> **WORK TO COMPLETE**
Give back exactly the lines from the beginning of the listing below to the line holding "const plotBottom = 349;", both ends included; the pictures stay out.

——————————

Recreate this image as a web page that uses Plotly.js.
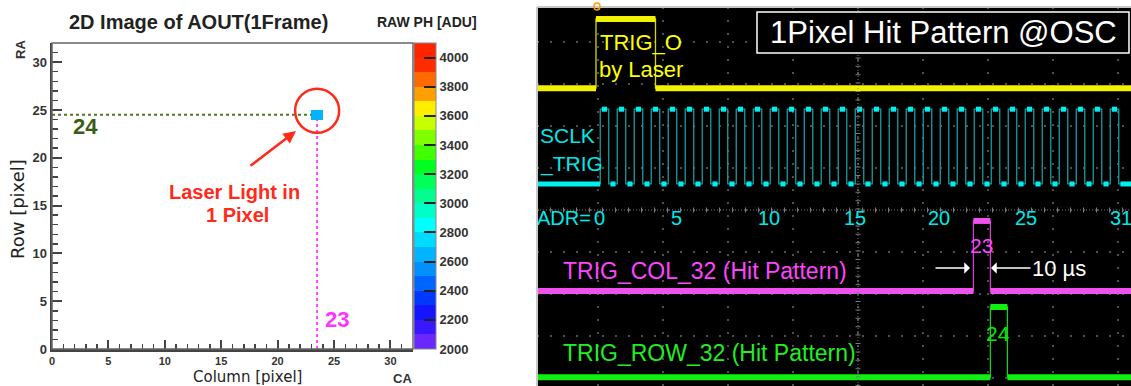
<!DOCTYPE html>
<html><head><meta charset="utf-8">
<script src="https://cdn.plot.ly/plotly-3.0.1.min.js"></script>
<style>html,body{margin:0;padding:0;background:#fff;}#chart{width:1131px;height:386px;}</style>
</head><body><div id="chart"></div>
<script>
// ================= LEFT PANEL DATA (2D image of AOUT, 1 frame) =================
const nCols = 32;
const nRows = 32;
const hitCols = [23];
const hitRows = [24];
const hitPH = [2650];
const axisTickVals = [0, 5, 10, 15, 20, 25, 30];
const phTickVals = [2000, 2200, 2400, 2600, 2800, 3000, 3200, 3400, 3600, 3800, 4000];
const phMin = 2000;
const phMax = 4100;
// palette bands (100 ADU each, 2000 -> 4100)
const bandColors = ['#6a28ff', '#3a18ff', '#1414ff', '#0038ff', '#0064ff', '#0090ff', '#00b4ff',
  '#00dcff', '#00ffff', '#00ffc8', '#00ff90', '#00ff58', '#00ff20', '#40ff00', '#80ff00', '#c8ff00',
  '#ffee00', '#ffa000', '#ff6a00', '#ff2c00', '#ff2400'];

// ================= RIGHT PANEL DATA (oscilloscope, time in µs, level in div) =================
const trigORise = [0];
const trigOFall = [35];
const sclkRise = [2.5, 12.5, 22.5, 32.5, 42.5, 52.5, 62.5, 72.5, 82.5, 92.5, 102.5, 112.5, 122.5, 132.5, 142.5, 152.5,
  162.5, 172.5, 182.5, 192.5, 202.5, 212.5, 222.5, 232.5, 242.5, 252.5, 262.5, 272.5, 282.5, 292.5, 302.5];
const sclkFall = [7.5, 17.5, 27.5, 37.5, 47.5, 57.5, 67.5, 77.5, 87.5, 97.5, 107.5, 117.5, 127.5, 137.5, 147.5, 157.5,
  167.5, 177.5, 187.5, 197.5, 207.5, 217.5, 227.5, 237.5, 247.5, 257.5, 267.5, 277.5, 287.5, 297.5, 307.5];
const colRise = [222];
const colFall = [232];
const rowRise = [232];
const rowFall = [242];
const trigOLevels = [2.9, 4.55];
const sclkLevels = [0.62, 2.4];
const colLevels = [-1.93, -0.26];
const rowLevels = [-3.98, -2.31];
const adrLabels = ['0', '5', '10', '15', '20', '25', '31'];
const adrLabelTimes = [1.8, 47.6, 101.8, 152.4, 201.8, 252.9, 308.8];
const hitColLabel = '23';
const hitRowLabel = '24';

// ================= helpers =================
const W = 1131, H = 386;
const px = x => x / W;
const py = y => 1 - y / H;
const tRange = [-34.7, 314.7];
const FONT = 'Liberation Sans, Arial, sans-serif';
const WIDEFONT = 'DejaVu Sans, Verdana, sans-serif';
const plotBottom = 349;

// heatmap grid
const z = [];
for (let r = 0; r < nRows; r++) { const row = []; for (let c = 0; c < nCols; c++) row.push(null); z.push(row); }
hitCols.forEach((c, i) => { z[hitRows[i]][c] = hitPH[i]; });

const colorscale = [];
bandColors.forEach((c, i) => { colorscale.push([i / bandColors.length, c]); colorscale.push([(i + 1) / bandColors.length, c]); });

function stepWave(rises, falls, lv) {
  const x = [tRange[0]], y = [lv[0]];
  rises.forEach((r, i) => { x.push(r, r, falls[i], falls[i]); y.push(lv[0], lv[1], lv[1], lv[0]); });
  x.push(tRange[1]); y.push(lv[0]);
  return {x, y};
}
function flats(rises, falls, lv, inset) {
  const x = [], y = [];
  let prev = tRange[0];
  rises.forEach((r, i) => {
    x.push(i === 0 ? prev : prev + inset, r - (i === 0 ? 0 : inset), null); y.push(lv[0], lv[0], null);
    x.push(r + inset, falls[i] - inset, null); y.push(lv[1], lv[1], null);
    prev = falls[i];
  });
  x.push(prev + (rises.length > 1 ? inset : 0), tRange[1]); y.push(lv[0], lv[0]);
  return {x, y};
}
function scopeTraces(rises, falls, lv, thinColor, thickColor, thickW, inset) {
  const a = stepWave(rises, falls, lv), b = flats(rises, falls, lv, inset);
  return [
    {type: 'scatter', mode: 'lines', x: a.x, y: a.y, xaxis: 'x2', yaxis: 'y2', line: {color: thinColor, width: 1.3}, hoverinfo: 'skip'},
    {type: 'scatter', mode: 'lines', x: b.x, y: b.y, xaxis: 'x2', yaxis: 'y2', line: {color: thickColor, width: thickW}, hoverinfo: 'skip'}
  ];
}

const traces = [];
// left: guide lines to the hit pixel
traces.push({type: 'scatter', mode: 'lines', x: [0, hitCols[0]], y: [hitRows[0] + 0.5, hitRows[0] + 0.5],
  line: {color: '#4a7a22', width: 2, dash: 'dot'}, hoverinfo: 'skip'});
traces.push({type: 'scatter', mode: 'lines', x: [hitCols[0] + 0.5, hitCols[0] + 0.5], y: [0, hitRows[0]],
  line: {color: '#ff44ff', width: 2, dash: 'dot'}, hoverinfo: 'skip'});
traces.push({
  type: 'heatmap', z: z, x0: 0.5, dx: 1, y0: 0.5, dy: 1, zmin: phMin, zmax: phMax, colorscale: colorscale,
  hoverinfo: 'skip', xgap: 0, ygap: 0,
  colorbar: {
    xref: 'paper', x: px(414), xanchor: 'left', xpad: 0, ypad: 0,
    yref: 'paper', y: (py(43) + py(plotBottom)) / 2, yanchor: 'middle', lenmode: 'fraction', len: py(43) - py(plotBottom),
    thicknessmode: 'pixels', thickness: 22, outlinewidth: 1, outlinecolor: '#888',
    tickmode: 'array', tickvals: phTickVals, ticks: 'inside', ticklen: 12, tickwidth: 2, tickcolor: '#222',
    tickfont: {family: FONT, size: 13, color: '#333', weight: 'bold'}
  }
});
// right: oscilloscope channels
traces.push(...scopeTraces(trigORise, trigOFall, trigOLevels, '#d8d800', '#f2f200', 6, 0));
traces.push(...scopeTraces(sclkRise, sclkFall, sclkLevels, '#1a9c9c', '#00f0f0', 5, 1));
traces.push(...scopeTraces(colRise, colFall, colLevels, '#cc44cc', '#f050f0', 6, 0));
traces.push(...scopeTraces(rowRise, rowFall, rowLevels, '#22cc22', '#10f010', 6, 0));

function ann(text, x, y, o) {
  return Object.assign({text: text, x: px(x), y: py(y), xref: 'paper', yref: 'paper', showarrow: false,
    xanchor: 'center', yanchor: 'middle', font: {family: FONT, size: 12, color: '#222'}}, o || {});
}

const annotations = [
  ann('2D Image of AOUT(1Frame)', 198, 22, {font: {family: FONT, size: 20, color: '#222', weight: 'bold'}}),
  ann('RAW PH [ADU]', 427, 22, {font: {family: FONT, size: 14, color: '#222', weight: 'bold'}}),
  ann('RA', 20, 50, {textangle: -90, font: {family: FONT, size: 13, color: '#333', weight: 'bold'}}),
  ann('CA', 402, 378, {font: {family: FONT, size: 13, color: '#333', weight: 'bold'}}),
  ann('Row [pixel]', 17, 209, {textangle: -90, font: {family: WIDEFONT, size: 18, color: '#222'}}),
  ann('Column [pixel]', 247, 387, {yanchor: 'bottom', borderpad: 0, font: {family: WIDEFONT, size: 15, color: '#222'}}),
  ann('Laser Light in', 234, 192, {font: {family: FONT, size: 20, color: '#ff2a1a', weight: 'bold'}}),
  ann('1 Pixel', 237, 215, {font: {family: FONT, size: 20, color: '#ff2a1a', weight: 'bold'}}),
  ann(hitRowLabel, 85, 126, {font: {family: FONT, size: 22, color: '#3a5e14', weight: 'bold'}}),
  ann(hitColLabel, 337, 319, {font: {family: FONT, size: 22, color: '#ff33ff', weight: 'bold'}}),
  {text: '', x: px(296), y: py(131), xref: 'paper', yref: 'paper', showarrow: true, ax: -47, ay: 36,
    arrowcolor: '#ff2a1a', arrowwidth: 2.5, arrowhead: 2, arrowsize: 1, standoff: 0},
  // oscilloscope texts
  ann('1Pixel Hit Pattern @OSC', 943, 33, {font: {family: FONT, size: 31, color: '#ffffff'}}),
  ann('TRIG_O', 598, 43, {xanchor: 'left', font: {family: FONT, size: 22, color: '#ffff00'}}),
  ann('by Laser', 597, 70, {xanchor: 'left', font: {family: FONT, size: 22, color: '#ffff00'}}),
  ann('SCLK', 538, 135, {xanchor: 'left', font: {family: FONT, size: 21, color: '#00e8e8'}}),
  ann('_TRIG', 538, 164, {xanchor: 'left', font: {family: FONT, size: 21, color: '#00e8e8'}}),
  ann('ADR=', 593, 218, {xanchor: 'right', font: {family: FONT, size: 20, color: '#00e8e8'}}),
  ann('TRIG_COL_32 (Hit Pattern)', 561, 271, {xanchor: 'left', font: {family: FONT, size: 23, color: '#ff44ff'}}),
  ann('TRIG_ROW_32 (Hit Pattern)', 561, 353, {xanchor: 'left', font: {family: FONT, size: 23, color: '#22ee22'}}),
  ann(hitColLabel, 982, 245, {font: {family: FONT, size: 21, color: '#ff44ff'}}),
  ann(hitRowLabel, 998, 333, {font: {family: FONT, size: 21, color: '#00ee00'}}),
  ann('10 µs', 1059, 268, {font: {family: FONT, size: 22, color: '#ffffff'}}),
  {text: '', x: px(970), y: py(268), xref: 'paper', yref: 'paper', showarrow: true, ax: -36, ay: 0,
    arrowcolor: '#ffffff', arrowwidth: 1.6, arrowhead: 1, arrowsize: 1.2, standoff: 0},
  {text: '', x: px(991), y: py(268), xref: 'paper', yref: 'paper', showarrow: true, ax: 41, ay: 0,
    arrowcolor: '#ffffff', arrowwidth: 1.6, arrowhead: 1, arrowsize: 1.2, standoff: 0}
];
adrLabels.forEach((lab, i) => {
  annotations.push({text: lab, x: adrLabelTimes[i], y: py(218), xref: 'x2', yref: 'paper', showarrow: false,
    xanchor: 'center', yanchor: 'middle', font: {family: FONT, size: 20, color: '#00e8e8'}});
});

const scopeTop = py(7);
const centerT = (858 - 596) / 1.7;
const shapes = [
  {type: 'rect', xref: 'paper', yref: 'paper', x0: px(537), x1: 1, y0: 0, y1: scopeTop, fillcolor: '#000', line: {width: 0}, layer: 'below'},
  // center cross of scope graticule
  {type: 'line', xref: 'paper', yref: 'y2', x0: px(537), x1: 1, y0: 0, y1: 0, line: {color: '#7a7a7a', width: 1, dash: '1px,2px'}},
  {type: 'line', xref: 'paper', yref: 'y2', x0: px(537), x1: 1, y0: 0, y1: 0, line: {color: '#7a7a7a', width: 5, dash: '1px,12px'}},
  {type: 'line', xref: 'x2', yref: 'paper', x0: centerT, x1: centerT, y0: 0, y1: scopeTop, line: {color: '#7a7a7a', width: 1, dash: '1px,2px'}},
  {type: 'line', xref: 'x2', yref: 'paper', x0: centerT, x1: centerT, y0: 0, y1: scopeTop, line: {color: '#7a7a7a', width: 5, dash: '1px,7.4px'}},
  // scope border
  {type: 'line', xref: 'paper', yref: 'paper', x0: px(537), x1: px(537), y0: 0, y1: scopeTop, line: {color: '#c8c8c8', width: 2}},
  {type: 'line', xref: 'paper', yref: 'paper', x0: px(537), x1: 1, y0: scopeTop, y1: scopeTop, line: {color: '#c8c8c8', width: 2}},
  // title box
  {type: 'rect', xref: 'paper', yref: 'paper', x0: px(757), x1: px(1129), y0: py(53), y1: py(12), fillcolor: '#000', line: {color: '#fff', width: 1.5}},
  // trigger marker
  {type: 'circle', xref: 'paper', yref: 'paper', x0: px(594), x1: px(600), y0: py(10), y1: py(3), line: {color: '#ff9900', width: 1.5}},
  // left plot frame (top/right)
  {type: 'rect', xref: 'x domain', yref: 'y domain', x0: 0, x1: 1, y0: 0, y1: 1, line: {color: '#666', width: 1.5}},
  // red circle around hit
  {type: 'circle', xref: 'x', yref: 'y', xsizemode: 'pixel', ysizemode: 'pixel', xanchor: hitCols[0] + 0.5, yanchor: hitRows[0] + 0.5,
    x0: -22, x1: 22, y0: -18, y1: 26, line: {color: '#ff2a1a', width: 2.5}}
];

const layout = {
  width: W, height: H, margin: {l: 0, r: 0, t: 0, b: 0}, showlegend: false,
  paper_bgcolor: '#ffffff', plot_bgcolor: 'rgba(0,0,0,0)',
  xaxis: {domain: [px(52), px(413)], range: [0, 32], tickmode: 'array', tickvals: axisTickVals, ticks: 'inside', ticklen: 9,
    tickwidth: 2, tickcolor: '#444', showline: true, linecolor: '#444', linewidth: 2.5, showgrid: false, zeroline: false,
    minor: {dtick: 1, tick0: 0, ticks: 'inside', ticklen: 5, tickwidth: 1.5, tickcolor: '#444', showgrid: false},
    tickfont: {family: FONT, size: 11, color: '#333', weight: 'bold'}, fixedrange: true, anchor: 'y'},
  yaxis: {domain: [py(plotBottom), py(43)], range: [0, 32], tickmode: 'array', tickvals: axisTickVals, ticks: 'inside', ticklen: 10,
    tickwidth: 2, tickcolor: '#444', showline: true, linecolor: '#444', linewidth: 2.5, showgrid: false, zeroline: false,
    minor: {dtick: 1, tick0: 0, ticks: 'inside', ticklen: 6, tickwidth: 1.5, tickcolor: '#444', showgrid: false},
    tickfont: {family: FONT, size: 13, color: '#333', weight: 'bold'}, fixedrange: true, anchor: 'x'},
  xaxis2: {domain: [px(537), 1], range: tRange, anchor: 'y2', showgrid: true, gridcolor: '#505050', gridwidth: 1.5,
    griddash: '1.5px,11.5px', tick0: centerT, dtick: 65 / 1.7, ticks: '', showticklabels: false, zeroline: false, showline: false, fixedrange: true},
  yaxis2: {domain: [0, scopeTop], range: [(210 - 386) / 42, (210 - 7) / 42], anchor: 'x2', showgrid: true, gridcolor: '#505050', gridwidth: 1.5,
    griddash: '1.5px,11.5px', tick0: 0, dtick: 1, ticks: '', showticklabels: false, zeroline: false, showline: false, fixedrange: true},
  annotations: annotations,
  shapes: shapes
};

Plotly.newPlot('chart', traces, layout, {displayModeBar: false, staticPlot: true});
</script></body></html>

——————————

> **RESULT OF THIS TASK**
Recreate this image as a web page that uses Plotly.js.
<!DOCTYPE html>
<html><head><meta charset="utf-8">
<script src="https://cdn.plot.ly/plotly-3.0.1.min.js"></script>
<style>html,body{margin:0;padding:0;background:#fff;}#chart{width:1131px;height:386px;}</style>
</head><body><div id="chart"></div>
<script>
// ================= LEFT PANEL DATA (2D image of AOUT, 1 frame) =================
const nCols = 32;
const nRows = 32;
const hitCols = [23];
const hitRows = [24];
const hitPH = [2650];
const axisTickVals = [0, 5, 10, 15, 20, 25, 30];
const phTickVals = [2000, 2200, 2400, 2600, 2800, 3000, 3200, 3400, 3600, 3800, 4000];
const phMin = 2000;
const phMax = 4100;
// palette bands (100 ADU each, 2000 -> 4100)
const bandColors = ['#6a28ff', '#3a18ff', '#1414ff', '#0038ff', '#0064ff', '#0090ff', '#00b4ff',
  '#00dcff', '#00ffff', '#00ffc8', '#00ff90', '#00ff58', '#00ff20', '#40ff00', '#80ff00', '#c8ff00',
  '#ffee00', '#ffa000', '#ff6a00', '#ff2c00', '#ff2400'];

// ================= RIGHT PANEL DATA (oscilloscope, time in µs, level in div) =================
const trigORise = [0];
const trigOFall = [35];
const sclkRise = [2.5, 12.5, 22.5, 32.5, 42.5, 52.5, 62.5, 72.5, 82.5, 92.5, 102.5, 112.5, 122.5, 132.5, 142.5, 152.5,
  162.5, 172.5, 182.5, 192.5, 202.5, 212.5, 222.5, 232.5, 242.5, 252.5, 262.5, 272.5, 282.5, 292.5, 302.5];
const sclkFall = [7.5, 17.5, 27.5, 37.5, 47.5, 57.5, 67.5, 77.5, 87.5, 97.5, 107.5, 117.5, 127.5, 137.5, 147.5, 157.5,
  167.5, 177.5, 187.5, 197.5, 207.5, 217.5, 227.5, 237.5, 247.5, 257.5, 267.5, 277.5, 287.5, 297.5, 307.5];
const colRise = [222];
const colFall = [232];
const rowRise = [232];
const rowFall = [242];
const trigOLevels = [2.9, 4.55];
const sclkLevels = [0.62, 2.4];
const colLevels = [-1.93, -0.26];
const rowLevels = [-3.98, -2.31];
const adrLabels = ['0', '5', '10', '15', '20', '25', '31'];
const adrLabelTimes = [1.8, 47.6, 101.8, 152.4, 201.8, 252.9, 308.8];
const hitColLabel = '23';
const hitRowLabel = '24';

// ================= helpers =================
const W = 1131, H = 386;
const px = x => x / W;
const py = y => 1 - y / H;
const tRange = [-34.7, 314.7];
const FONT = 'Liberation Sans, Arial, sans-serif';
const WIDEFONT = 'DejaVu Sans, Verdana, sans-serif';
const plotBottom = 349;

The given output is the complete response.